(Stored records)
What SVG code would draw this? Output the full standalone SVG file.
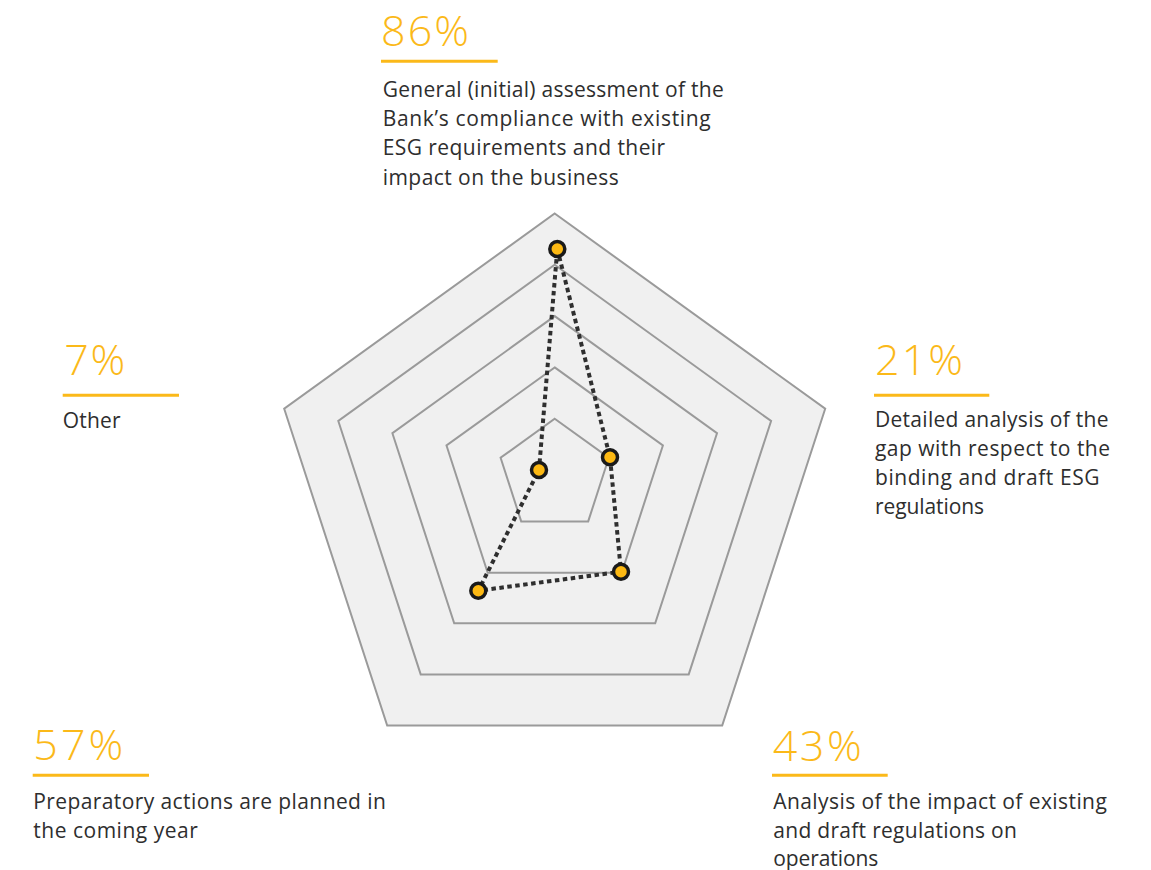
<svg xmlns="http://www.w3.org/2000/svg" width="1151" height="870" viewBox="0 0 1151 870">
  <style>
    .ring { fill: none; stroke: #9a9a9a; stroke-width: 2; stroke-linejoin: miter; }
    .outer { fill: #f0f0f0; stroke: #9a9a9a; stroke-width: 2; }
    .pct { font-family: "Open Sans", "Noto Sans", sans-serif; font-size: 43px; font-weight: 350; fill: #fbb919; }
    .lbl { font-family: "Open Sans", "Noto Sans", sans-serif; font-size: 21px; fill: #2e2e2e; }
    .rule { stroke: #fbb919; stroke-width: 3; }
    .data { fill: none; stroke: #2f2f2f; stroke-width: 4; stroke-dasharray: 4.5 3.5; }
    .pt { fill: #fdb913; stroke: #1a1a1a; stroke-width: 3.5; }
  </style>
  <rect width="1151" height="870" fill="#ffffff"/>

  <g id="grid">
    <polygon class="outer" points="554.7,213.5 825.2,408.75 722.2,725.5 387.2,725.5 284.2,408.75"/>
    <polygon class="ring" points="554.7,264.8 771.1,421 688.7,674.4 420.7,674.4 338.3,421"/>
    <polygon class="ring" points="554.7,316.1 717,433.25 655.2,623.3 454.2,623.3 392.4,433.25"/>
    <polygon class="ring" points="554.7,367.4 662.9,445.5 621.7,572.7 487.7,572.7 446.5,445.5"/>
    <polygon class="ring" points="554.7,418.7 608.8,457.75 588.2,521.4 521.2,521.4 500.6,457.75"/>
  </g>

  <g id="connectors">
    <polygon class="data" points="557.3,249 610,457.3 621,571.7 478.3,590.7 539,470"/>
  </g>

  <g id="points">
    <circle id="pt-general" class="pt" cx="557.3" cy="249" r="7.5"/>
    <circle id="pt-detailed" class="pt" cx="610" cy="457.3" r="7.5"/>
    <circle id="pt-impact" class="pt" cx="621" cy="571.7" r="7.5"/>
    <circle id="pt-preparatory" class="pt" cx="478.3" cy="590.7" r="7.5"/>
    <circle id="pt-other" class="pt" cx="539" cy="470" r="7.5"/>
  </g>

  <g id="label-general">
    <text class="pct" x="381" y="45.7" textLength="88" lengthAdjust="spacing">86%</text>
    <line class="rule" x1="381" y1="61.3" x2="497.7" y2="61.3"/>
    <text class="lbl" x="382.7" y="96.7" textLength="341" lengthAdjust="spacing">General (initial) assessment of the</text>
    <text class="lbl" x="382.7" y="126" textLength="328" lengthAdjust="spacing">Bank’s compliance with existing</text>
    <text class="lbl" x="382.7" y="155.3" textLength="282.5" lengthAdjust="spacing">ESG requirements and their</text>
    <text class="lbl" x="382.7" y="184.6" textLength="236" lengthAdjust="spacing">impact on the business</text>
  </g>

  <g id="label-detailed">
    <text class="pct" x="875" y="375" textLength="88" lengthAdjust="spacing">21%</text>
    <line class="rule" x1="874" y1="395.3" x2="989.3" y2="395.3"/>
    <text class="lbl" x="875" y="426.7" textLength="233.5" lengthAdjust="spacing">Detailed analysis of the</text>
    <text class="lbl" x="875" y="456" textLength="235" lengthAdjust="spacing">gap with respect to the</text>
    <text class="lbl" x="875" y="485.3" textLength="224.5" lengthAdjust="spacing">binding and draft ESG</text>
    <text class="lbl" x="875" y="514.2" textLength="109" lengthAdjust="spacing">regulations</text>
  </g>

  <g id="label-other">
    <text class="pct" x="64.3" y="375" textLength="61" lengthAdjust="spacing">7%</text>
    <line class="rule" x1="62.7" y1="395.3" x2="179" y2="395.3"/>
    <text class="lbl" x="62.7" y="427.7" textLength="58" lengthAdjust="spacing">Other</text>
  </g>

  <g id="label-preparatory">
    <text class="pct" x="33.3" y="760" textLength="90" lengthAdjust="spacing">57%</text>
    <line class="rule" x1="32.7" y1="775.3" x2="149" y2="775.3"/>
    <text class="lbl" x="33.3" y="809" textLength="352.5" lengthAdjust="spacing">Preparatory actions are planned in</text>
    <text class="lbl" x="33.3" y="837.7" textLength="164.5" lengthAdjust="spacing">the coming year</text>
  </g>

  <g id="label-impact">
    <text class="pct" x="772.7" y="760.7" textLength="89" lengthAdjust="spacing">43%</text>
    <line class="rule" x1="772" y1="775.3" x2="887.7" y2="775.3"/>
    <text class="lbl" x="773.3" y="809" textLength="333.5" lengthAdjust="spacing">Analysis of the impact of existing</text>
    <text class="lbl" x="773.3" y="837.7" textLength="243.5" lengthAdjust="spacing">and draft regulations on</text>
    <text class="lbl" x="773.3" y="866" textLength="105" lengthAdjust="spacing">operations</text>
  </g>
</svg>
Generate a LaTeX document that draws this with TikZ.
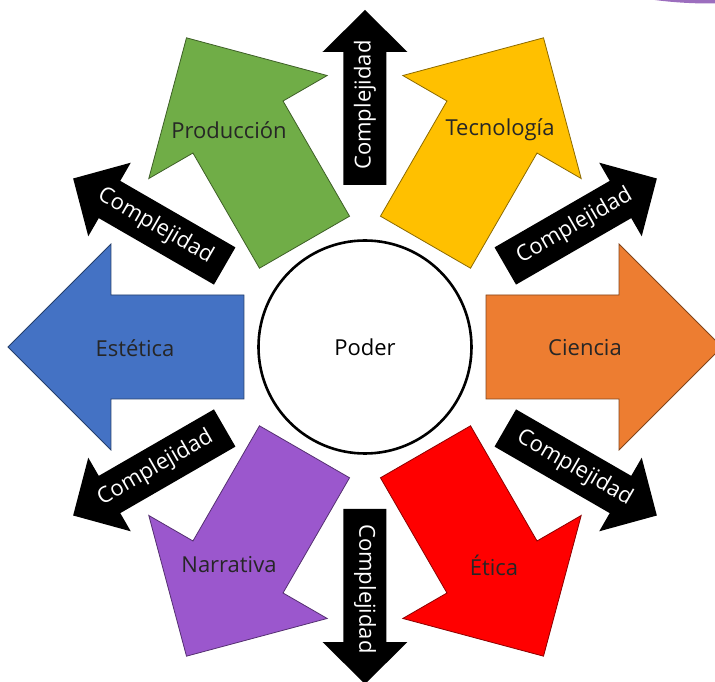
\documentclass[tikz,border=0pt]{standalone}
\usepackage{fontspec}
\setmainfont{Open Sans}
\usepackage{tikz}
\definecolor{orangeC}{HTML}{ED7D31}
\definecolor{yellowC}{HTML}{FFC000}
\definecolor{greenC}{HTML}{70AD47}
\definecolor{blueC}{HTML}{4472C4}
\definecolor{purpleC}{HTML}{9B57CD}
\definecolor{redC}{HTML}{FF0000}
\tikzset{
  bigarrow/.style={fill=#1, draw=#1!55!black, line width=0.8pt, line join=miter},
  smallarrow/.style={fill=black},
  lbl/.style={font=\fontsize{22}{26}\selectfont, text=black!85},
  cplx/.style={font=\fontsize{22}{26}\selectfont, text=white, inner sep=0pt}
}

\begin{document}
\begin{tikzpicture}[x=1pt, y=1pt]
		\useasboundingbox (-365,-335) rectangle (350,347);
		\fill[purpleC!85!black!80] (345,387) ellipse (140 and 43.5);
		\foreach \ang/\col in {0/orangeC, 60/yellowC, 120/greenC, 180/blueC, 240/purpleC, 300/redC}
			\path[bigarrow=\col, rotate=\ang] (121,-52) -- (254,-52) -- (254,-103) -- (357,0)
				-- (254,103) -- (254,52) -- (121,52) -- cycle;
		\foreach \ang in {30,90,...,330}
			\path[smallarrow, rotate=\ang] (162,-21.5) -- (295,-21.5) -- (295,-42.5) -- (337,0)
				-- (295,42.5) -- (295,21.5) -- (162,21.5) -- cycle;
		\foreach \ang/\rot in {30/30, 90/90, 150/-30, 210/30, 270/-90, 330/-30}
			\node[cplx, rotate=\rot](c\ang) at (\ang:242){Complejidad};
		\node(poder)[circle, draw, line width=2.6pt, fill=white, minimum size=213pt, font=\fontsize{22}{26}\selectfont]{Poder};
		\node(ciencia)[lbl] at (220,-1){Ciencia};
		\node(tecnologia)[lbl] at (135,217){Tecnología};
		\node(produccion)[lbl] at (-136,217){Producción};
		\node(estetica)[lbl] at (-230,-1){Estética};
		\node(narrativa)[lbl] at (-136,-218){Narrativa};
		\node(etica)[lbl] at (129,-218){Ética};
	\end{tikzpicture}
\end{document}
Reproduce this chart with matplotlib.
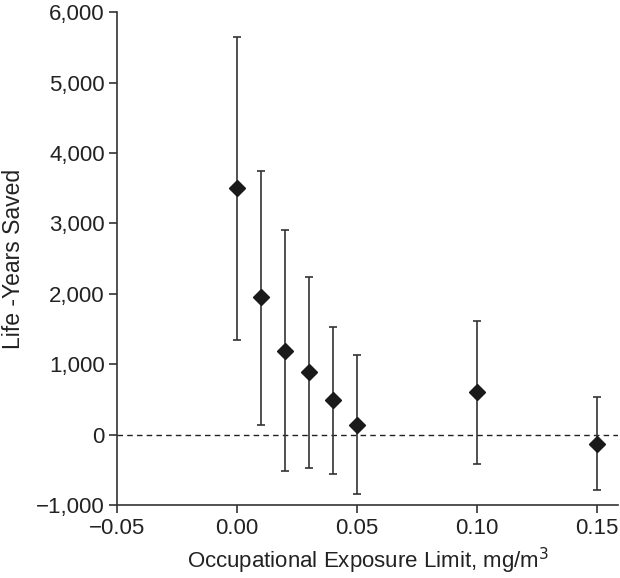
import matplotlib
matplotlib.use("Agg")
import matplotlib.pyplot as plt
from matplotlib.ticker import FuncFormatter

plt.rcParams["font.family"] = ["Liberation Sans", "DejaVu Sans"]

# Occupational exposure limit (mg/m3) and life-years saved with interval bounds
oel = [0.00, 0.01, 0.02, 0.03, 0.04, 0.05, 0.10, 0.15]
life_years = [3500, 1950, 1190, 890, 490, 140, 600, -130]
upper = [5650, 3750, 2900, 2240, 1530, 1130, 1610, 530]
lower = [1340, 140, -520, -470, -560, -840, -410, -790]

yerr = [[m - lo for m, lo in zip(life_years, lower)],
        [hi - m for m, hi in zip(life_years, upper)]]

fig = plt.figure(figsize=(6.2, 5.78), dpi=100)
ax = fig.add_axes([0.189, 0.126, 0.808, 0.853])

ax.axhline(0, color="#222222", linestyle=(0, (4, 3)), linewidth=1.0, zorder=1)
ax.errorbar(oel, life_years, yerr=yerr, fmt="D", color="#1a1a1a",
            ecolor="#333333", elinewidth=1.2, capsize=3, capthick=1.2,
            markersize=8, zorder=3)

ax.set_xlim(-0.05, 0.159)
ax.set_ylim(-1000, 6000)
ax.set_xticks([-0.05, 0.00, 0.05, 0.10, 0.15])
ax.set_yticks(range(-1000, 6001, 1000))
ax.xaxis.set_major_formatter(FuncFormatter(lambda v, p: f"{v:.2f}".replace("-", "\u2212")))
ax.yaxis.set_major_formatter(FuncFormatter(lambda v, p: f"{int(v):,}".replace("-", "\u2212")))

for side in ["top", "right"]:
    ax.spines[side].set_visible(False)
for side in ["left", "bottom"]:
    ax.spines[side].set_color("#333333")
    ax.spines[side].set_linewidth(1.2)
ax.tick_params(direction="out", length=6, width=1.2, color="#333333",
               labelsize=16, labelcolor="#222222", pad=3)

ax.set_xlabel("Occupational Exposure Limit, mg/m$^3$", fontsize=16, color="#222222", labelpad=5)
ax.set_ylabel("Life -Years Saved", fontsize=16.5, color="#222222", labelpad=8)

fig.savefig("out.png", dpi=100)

The problem: Check each line above for "matplotlib" and return the ones that have it.

Answer for this exercise:
Reproduce this chart with matplotlib.
import matplotlib
matplotlib.use("Agg")
import matplotlib.pyplot as plt
from matplotlib.ticker import FuncFormatter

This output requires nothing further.